Ему действительно было все равно - писатель, с такой последовательностью отстаивающий свою творческую и личную внесоциальность, не желающий примыкать ни к политическому течению, ни к литературной группировке, ни к творческому союзу, - явление, пожалуй, уникальное даже в литературе XX века, открывшегося символизмом, утонченными течениями в области эстетической или же религиозно-философской мысли. Он явился художником, сумевшим до конца последовательно продолжить их пафос, основанный на отрицании того, что социальное служение литературы - ее важнейшая и единственная функция, как раз и определяющая ее специфику: народ, не имеющий иной общественной трибуны, использует в качестве таковой литературу. Именно поэтому он не принимал вообще саму идею социального заказа.

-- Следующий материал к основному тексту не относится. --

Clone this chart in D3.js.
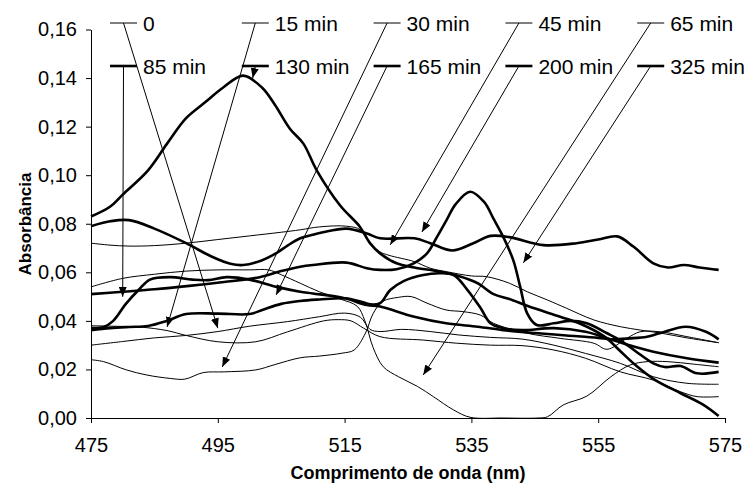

Эта позиция была выражена не только в художественных произведениях, но и в его литературоведческих работах. В знаменитом «Предисловии в «Герою нашего времени», побранив Лермонтова за сюжетные неувязки, которые производят комический эффект, увидев в Бэле восточную красавицу с коробки рахат-лукума, расправившись с критиками, верящими словам из авторского «Предисловия», будто портрет Печорина «составлен из пороков всего нашего поколения», и отвергнув возможность конкретно-исторической трактовки, Набоков ценит «чудесную гармонию всех частей и частностей в романе». В эссе «Николай Гоголь» он отказался видеть социальный смысл сатиры Гоголя или сострадание к «маленькому человеку»: «На этом сверхвысоком уровне искусства литература, конечно, не занимается оплакиванием судьбы обездоленного человека или проклятиями в адрес власть имущих.Она обращена к тем тайным глубинам человеческой души, где проходят тени других миров, как тени безымянных и беззвучных кораблей». Разумеется, в такой, принципиально эстетической, трактовке содержалось и обеднение смысла гоголевского творчества, ибо социальная проблематика неразрывна с ее эстетическим воплощением. Набоков эту связь нарочито разрывал, и это был его принцип, который он истолковывал в лекции 1958 г. «Русские писатели, цензоры, читатели». В ней говорилось о том, что русская литературная ситуация всегда характеризовалась сосуществованием двух сил, в равной степени противоестественных для свободной литературы. «Одна - правительство, правительственная цензура. Другая - против правительства настроенные, социально сознательные критики, утилитаристы, политические, гражданские радикалы того времени». Это были, продолжает Набоков, честные люди, искренне желавшие соотечественникам добра. Но и они деспотически подавляли литературу, только с другой стороны. «При всех своих достоинствах, эти радикальные критики стали таким же препятствием на дороге искусства, как и правительство. Правительство и революция, царь и радикалы занимали в искусстве одинаково филистерские позиции, ибо равно требовали от художника исполнения социального заказа, не допуская никаких причуд».